*Set task*:
Write out the data below exactly as given, without any of its pictures.

*Raw data*:
▼
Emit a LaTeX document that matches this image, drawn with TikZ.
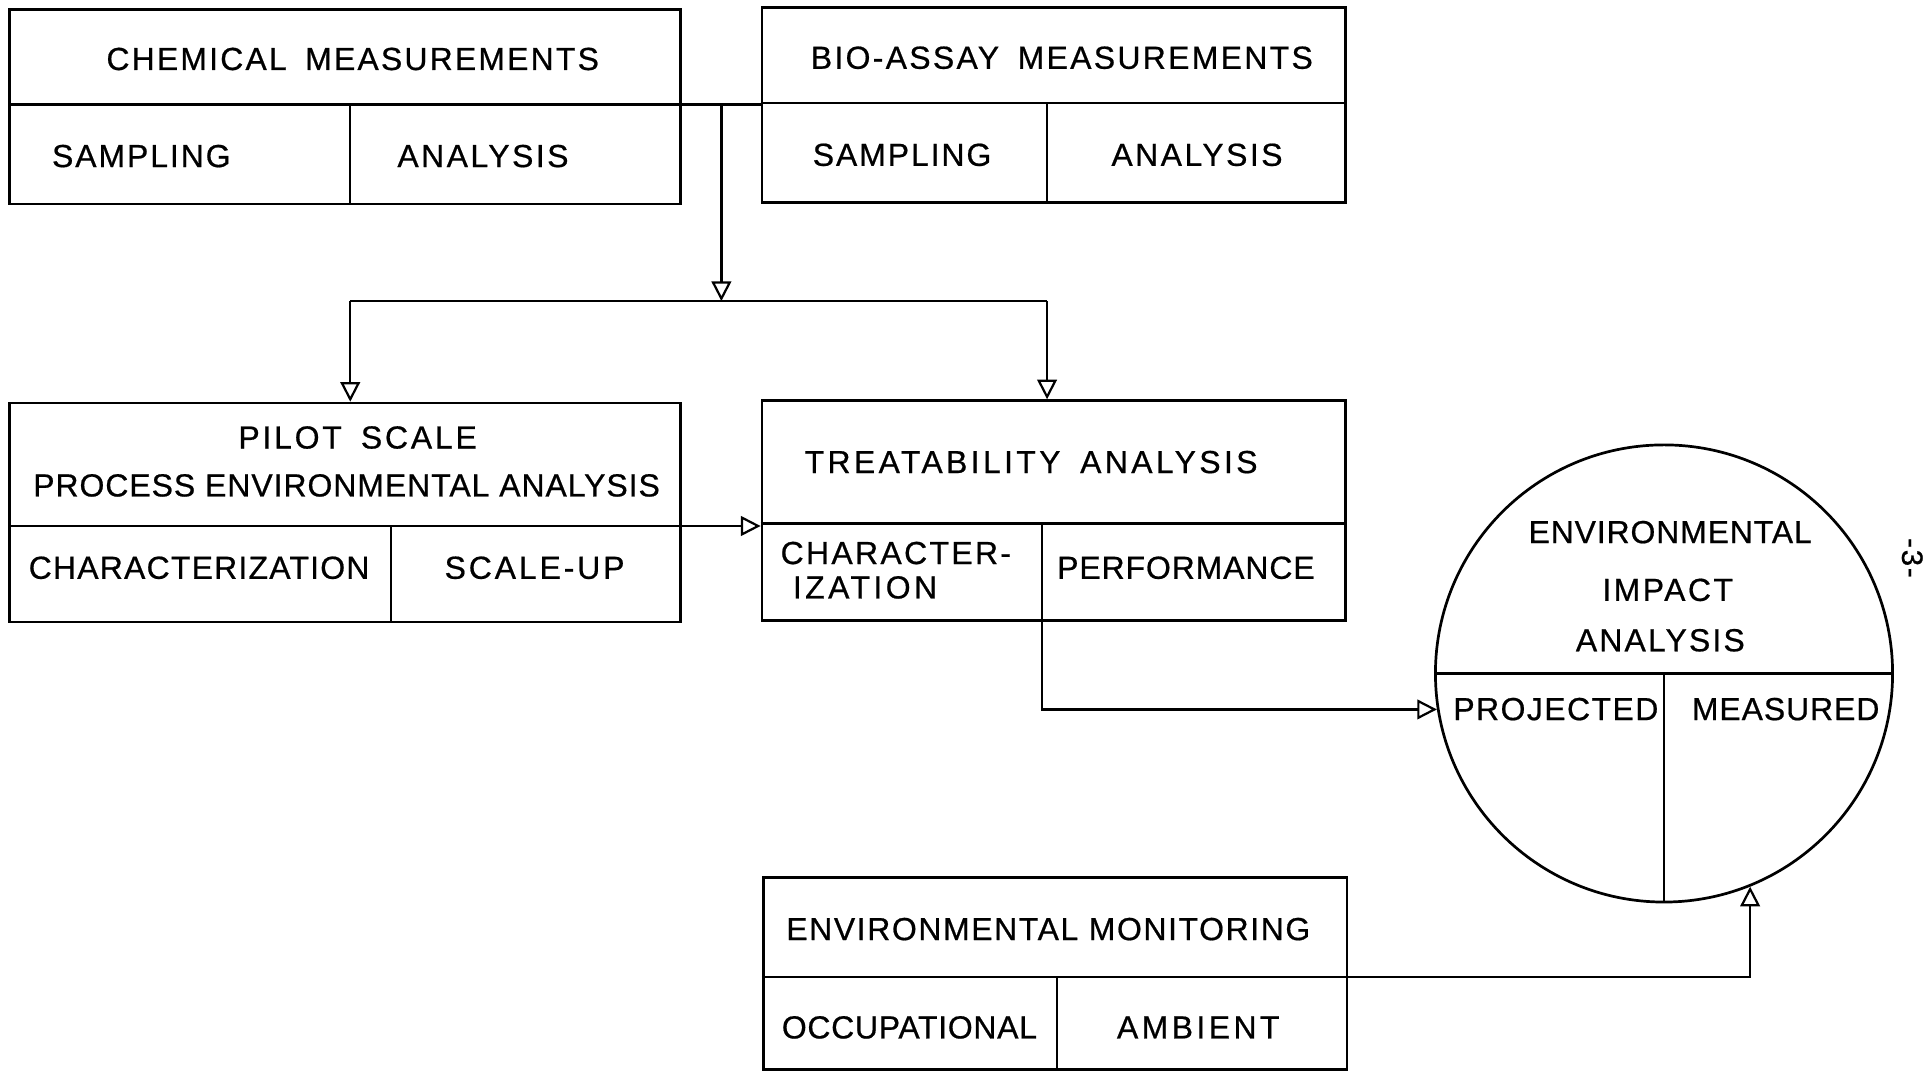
\documentclass[tikz,border=0pt]{standalone}
\usepackage{fontspec}
\setmainfont{Liberation Sans}
\usetikzlibrary{arrows.meta,calc}
\tikzset{
  box/.style={draw, line width=2.2pt, inner sep=0pt, rectangle},
  divl/.style={line width=2pt},
  conn/.style={line width=2pt},
  arr/.style={-{Triangle[open,length=16pt,width=16pt,line width=1.8pt]}},
  lbl/.style={font=\fontsize{26}{30}\selectfont\addfontfeatures{LetterSpace=#1,FakeBold=0.6}, inner sep=0pt},
  lbl/.default=6
}
\begin{document}
\begin{tikzpicture}[x=1pt,y=-1pt]
\useasboundingbox[fill=white] (0,0) rectangle (1568,872);

% ---------- boxes ----------
\node[box, minimum width=546pt, minimum height=158pt] (chem)  at (281,87) {};
\node[box, minimum width=475pt, minimum height=159pt] (bio)   at (857.5,85.5) {};
\node[box, minimum width=546pt, minimum height=178pt] (pilot) at (281,417) {};
\node[box, minimum width=475pt, minimum height=179pt] (treat) at (857.5,415.5) {};
\node[box, minimum width=475pt, minimum height=156pt] (mon)   at (858.5,792) {};
\node[draw, circle, line width=2.2pt, inner sep=0pt, minimum size=372pt] (eia) at (1354,548) {};

% ---------- dividers ----------
\draw[divl] (chem.west |- 0,85) -- (chem.east |- 0,85);
\draw[divl] (285,85) -- (285,166);
\draw[divl] (bio.west |- 0,84) -- (bio.east |- 0,84);
\draw[divl] (852,84) -- (852,165);
\draw[divl] (pilot.west |- 0,428) -- (pilot.east |- 0,428);
\draw[divl] (318,428) -- (318,506);
\draw[divl] (treat.west |- 0,426) -- (treat.east |- 0,426);
\draw[divl] (848,426) -- (848,505);
\draw[divl] (mon.west |- 0,795) -- (mon.east |- 0,795);
\draw[divl] (860,795) -- (860,870);
\draw[divl] (eia.west) -- (eia.east);
\draw[divl] (eia.center) -- (eia.south);

% ---------- labels ----------
\node[lbl=6.8] (t1) at (287,48) {CHEMICAL\hspace{6pt} MEASUREMENTS};
\node[lbl=6] (t2) at (115,127) {SAMPLING};
\node[lbl=7.7] (t3) at (393,127) {ANALYSIS};
\node[lbl=7.2] (t4) at (864,47) {BIO-ASSAY\hspace{6pt} MEASUREMENTS};
\node[lbl=6] (t5) at (734,126) {SAMPLING};
\node[lbl=7.7] (t6) at (974,126) {ANALYSIS};
\node[lbl=8.7] (t7) at (291,356) {PILOT\hspace{6pt} SCALE};
\node[lbl=3] (t8) at (282,395) {PROCESS ENVIRONMENTAL ANALYSIS};
\node[lbl=3.8] (t9) at (162,462) {CHARACTERIZATION};
\node[lbl=9] (t10) at (435,462) {SCALE-UP};
\node[lbl=10.5] (t11) at (839,376) {TREATABILITY\hspace{6pt} ANALYSIS};
\node[lbl=7.3, anchor=west] (t12) at (635,450) {CHARACTER-};
\node[lbl=10.7, anchor=west] (t13) at (645,478) {IZATION};
\node[lbl=2.8] (t14) at (965,462) {PERFORMANCE};
\node[lbl=2.7] (t15) at (1359,433) {ENVIRONMENTAL};
\node[lbl=7.7] (t16) at (1357,480) {IMPACT};
\node[lbl=6.7] (t17) at (1351,521) {ANALYSIS};
\node[lbl=4.5] (t18) at (1266,577) {PROJECTED};
\node[lbl=2.9] (t19) at (1453,577) {MEASURED};
\node[lbl=5] (t20) at (853,756) {ENVIRONMENTAL MONITORING};
\node[lbl=2.2] (t21) at (740,836) {OCCUPATIONAL};
\node[lbl=10.7] (t22) at (975,836) {AMBIENT};
\node[font=\fontsize{24}{28}\selectfont\addfontfeatures{LetterSpace=6,FakeBold=0.8}, rotate=-90, inner sep=0pt] (pg) at (1556,454) {-3-};

% ---------- connectors ----------
\coordinate (chemE) at (chem.east |- 0,85);
\coordinate (bioW) at (bio.west |- 0,85);
\coordinate (j1) at (587,85);
\coordinate (split) at (587,245);
\coordinate (treatIn) at ([xshift=-5.5pt]treat.north);
\coordinate (pilotIn) at ([xshift=4pt]pilot.north);
\draw[conn] (chemE) -- (bioW);
\draw[conn,arr] (j1) -- (split);
\draw[conn] (pilotIn |- split) -- (treatIn |- split);
\draw[conn,arr] (pilotIn |- split) -- (pilotIn);
\draw[conn,arr] (treatIn |- split) -- (treatIn);
\draw[conn,arr] (pilot.east |- 0,428) -- (treat.west |- 0,428);
\draw[conn,arr] (treat.south -| 848,0) |- (eia.189);
\draw[conn,arr] (mon.east |- 0,795) -| (eia.292);
\end{tikzpicture}
\end{document}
▲
*Written answer*:
Emit a LaTeX document that matches this image, drawn with TikZ.
\documentclass[tikz,border=0pt]{standalone}
\usepackage{fontspec}
\setmainfont{Liberation Sans}
\usetikzlibrary{arrows.meta,calc}
\tikzset{
  box/.style={draw, line width=2.2pt, inner sep=0pt, rectangle},
  divl/.style={line width=2pt},
  conn/.style={line width=2pt},
  arr/.style={-{Triangle[open,length=16pt,width=16pt,line width=1.8pt]}},
  lbl/.style={font=\fontsize{26}{30}\selectfont\addfontfeatures{LetterSpace=#1,FakeBold=0.6}, inner sep=0pt},
  lbl/.default=6
}
\begin{document}
\begin{tikzpicture}[x=1pt,y=-1pt]
\useasboundingbox[fill=white] (0,0) rectangle (1568,872);

% ---------- boxes ----------
\node[box, minimum width=546pt, minimum height=158pt] (chem)  at (281,87) {};
\node[box, minimum width=475pt, minimum height=159pt] (bio)   at (857.5,85.5) {};
\node[box, minimum width=546pt, minimum height=178pt] (pilot) at (281,417) {};
\node[box, minimum width=475pt, minimum height=179pt] (treat) at (857.5,415.5) {};
\node[box, minimum width=475pt, minimum height=156pt] (mon)   at (858.5,792) {};
\node[draw, circle, line width=2.2pt, inner sep=0pt, minimum size=372pt] (eia) at (1354,548) {};

% ---------- dividers ----------
\draw[divl] (chem.west |- 0,85) -- (chem.east |- 0,85);
\draw[divl] (285,85) -- (285,166);
\draw[divl] (bio.west |- 0,84) -- (bio.east |- 0,84);
\draw[divl] (852,84) -- (852,165);
\draw[divl] (pilot.west |- 0,428) -- (pilot.east |- 0,428);
\draw[divl] (318,428) -- (318,506);
\draw[divl] (treat.west |- 0,426) -- (treat.east |- 0,426);
\draw[divl] (848,426) -- (848,505);
\draw[divl] (mon.west |- 0,795) -- (mon.east |- 0,795);
\draw[divl] (860,795) -- (860,870);
\draw[divl] (eia.west) -- (eia.east);
\draw[divl] (eia.center) -- (eia.south);

% ---------- labels ----------
\node[lbl=6.8] (t1) at (287,48) {CHEMICAL\hspace{6pt} MEASUREMENTS};
\node[lbl=6] (t2) at (115,127) {SAMPLING};
\node[lbl=7.7] (t3) at (393,127) {ANALYSIS};
\node[lbl=7.2] (t4) at (864,47) {BIO-ASSAY\hspace{6pt} MEASUREMENTS};
\node[lbl=6] (t5) at (734,126) {SAMPLING};
\node[lbl=7.7] (t6) at (974,126) {ANALYSIS};
\node[lbl=8.7] (t7) at (291,356) {PILOT\hspace{6pt} SCALE};
\node[lbl=3] (t8) at (282,395) {PROCESS ENVIRONMENTAL ANALYSIS};
\node[lbl=3.8] (t9) at (162,462) {CHARACTERIZATION};
\node[lbl=9] (t10) at (435,462) {SCALE-UP};
\node[lbl=10.5] (t11) at (839,376) {TREATABILITY\hspace{6pt} ANALYSIS};
\node[lbl=7.3, anchor=west] (t12) at (635,450) {CHARACTER-};
\node[lbl=10.7, anchor=west] (t13) at (645,478) {IZATION};
\node[lbl=2.8] (t14) at (965,462) {PERFORMANCE};
\node[lbl=2.7] (t15) at (1359,433) {ENVIRONMENTAL};
\node[lbl=7.7] (t16) at (1357,480) {IMPACT};
\node[lbl=6.7] (t17) at (1351,521) {ANALYSIS};
\node[lbl=4.5] (t18) at (1266,577) {PROJECTED};
\node[lbl=2.9] (t19) at (1453,577) {MEASURED};
\node[lbl=5] (t20) at (853,756) {ENVIRONMENTAL MONITORING};
\node[lbl=2.2] (t21) at (740,836) {OCCUPATIONAL};
\node[lbl=10.7] (t22) at (975,836) {AMBIENT};
\node[font=\fontsize{24}{28}\selectfont\addfontfeatures{LetterSpace=6,FakeBold=0.8}, rotate=-90, inner sep=0pt] (pg) at (1556,454) {-3-};

% ---------- connectors ----------
\coordinate (chemE) at (chem.east |- 0,85);
\coordinate (bioW) at (bio.west |- 0,85);
\coordinate (j1) at (587,85);
\coordinate (split) at (587,245);
\coordinate (treatIn) at ([xshift=-5.5pt]treat.north);
\coordinate (pilotIn) at ([xshift=4pt]pilot.north);
\draw[conn] (chemE) -- (bioW);
\draw[conn,arr] (j1) -- (split);
\draw[conn] (pilotIn |- split) -- (treatIn |- split);
\draw[conn,arr] (pilotIn |- split) -- (pilotIn);
\draw[conn,arr] (treatIn |- split) -- (treatIn);
\draw[conn,arr] (pilot.east |- 0,428) -- (treat.west |- 0,428);
\draw[conn,arr] (treat.south -| 848,0) |- (eia.189);
\draw[conn,arr] (mon.east |- 0,795) -| (eia.292);
\end{tikzpicture}
\end{document}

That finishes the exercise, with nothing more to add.